The Bangko Sentral ng Pilipinas (BSP) said that the country's balance of payments (BOP) position recorded a surplus of $4.4 billion from January to October this year.
"The surplus reflected in part the continued net inflows from personal remittances, trade in services, and net foreign borrowings by the NG (National Government)," the central bank said.
Data released by the BSP late Tuesday showed that the cumulative BOP was up from the $3.2 billion surplus in the same period last year.
The BOP summarizes a country's economic transactions with the rest of the world for a specific period.
The overall position can be in surplus, deficit, or balance.
Furthermore, net foreign direct and portfolio investments contributed to the BOP surplus, it added.
In October, the overall BOP position, however, recorded a deficit of $724 million, a reversal from the $1.5 billion surplus in the same month last year.
The BSP said the deficit in October "reflected the National Government's net foreign currency withdrawals from its deposits with the BSP to settle its foreign currency debt obligations and pay for its various expenditures."
Meanwhile, the BSP said the BOP position reflects a decrease in the gross international reserves (GIR) level from $112.7 billion as of end-September to $111.1 billion as of end-October.

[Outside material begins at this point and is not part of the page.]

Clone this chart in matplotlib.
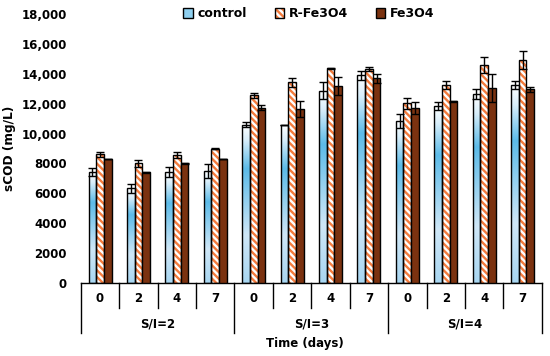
import numpy as np
import matplotlib
matplotlib.use("Agg")
import matplotlib.pyplot as plt
from matplotlib.patches import Patch
from matplotlib.colors import LinearSegmentedColormap
from matplotlib.ticker import FuncFormatter

# ---------------- data ----------------
groups = ["S/I=2", "S/I=3", "S/I=4"]
days = ["0", "2", "4", "7"]
series_names = ["control", "R-Fe3O4", "Fe3O4"]

control = [7450, 6350, 7400, 7500, 10600, 10570, 12860, 13900, 10840, 11840, 12640, 13240]
control_err = [260, 300, 330, 470, 150, 30, 580, 290, 450, 290, 310, 290]
r_fe3o4 = [8600, 8000, 8560, 8990, 12550, 13420, 14360, 14310, 12020, 13240, 14580, 14920]
r_fe3o4_err = [180, 220, 220, 20, 190, 300, 50, 150, 380, 250, 510, 580]
fe3o4 = [8300, 7400, 8000, 8300, 11730, 11640, 13180, 13690, 11680, 12170, 13020, 12950]
fe3o4_err = [20, 20, 50, 20, 150, 550, 620, 290, 400, 30, 940, 180]

y_ticks = [0, 2000, 4000, 6000, 8000, 10000, 12000, 14000, 16000, 18000]

# ---------------- style ----------------
plt.rcParams['font.family'] = ['DejaVu Sans']
plt.rcParams['font.weight'] = 'bold'
plt.rcParams['hatch.linewidth'] = 1.7

orange = "#F47B3C"
brown = "#7B3210"
HATCH = "\\" * 5
grad = LinearSegmentedColormap.from_list(
    "g", [(0.0, "#a8d6f1"), (0.3, "#cfe7f7"), (0.72, "#5cbbe8"), (0.9, "#d8eefa"), (1.0, "#ffffff")])

fig = plt.figure(figsize=(5.5, 3.56), dpi=100)
ax = fig.add_axes([0.147, 0.205, 0.838, 0.756])

n = len(groups) * len(days)
x = np.arange(n)
w = 0.2

# control bars with vertical gradient
bars_c = ax.bar(x - w, control, w, facecolor="none", edgecolor="black", linewidth=1.0, zorder=3)
gimg = np.linspace(0, 1, 256).reshape(-1, 1)
for b in bars_c:
    x0, h = b.get_x(), b.get_height()
    ax.imshow(gimg, cmap=grad, origin="lower", aspect="auto",
              extent=(x0, x0 + w, 0, h), zorder=2, interpolation="bilinear")
ax.errorbar(x - w, control, yerr=control_err, fmt="none", ecolor="black",
            elinewidth=1.0, capsize=2.8, capthick=1.0, zorder=4)

# R-Fe3O4 hatched bars
ax.bar(x, r_fe3o4, w, facecolor="white", edgecolor=orange, hatch=HATCH, linewidth=0, zorder=2)
ax.bar(x, r_fe3o4, w, facecolor="none", edgecolor="black", linewidth=1.0, zorder=3)
ax.errorbar(x, r_fe3o4, yerr=r_fe3o4_err, fmt="none", ecolor="black",
            elinewidth=1.0, capsize=2.8, capthick=1.0, zorder=4)

# Fe3O4 bars
ax.bar(x + w, fe3o4, w, facecolor=brown, edgecolor="black", linewidth=1.0, zorder=3)
ax.errorbar(x + w, fe3o4, yerr=fe3o4_err, fmt="none", ecolor="black",
            elinewidth=1.0, capsize=2.8, capthick=1.0, zorder=4)

ax.set_xlim(-0.5, n - 0.5)
ax.set_ylim(0, 18000)
ax.set_yticks(y_ticks)
ax.yaxis.set_major_formatter(FuncFormatter(lambda v, p: f"{v:,.0f}" if v >= 10000 else f"{v:.0f}"))
ax.tick_params(axis="y", length=0, pad=10, labelsize=8.5)
ax.set_xticks([])
for s in ["top", "right", "left"]:
    ax.spines[s].set_visible(False)
ax.spines["bottom"].set_linewidth(1.0)

ax.set_ylabel("sCOD (mg/L)", fontsize=8.7, fontweight="bold", labelpad=4)

# multi-level category axis
trans = ax.get_xaxis_transform()
short_d, long_d = -0.093, -0.186
for i in range(n + 1):
    xb = i - 0.5
    depth = long_d if i % len(days) == 0 else short_d
    ax.plot([xb, xb], [0, depth], color="black", lw=1.0, transform=trans, clip_on=False)
for i in range(n):
    ax.text(i, -0.056, days[i % len(days)], transform=trans, ha="center", va="center",
            fontsize=8.5, fontweight="bold")
for gi, g in enumerate(groups):
    xc = gi * len(days) + (len(days) - 1) / 2
    ax.text(xc, -0.152, g, transform=trans, ha="center", va="center",
            fontsize=8.5, fontweight="bold")
ax.text(0.485, -0.223, "Time (days)", transform=ax.transAxes, ha="center", va="center",
        fontsize=8.5, fontweight="bold")

# legend
handles = [
    Patch(facecolor="#8fd0f0", edgecolor="black", linewidth=1.0),
    (Patch(facecolor="white", edgecolor=orange, hatch=HATCH, linewidth=0),
     Patch(facecolor="none", edgecolor="black", linewidth=1.0)),
    Patch(facecolor=brown, edgecolor="black", linewidth=1.0),
]
leg = fig.legend(handles, series_names, loc="center", bbox_to_anchor=(0.562, 0.961),
                 ncol=3, frameon=False, handlelength=0.75, handleheight=0.75,
                 handletextpad=0.4, columnspacing=2.2, prop={"weight": "bold", "size": 9})

fig.savefig("out.png", dpi=100)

"The latest GIR level represents more than adequate external liquidity buffer equivalent to 8.0 months' worth of imports and payments of services and primary income," it said.
It is also about 4.4 times the country's short-term external debt based on residual maturity.
Rizal Commercial Banking Corp. chief economist Michael Ricafort said the BOP data could improve in the coming months.
In an emailed statement, Ricafort said this could lead to an improvement in the country's GIR.
He said catalysts include the continued growth in overseas Filipinos' remittances, business process outsourcing revenues, exports, foreign tourism receipts, foreign direct investments, and other structural US dollar inflows in the country.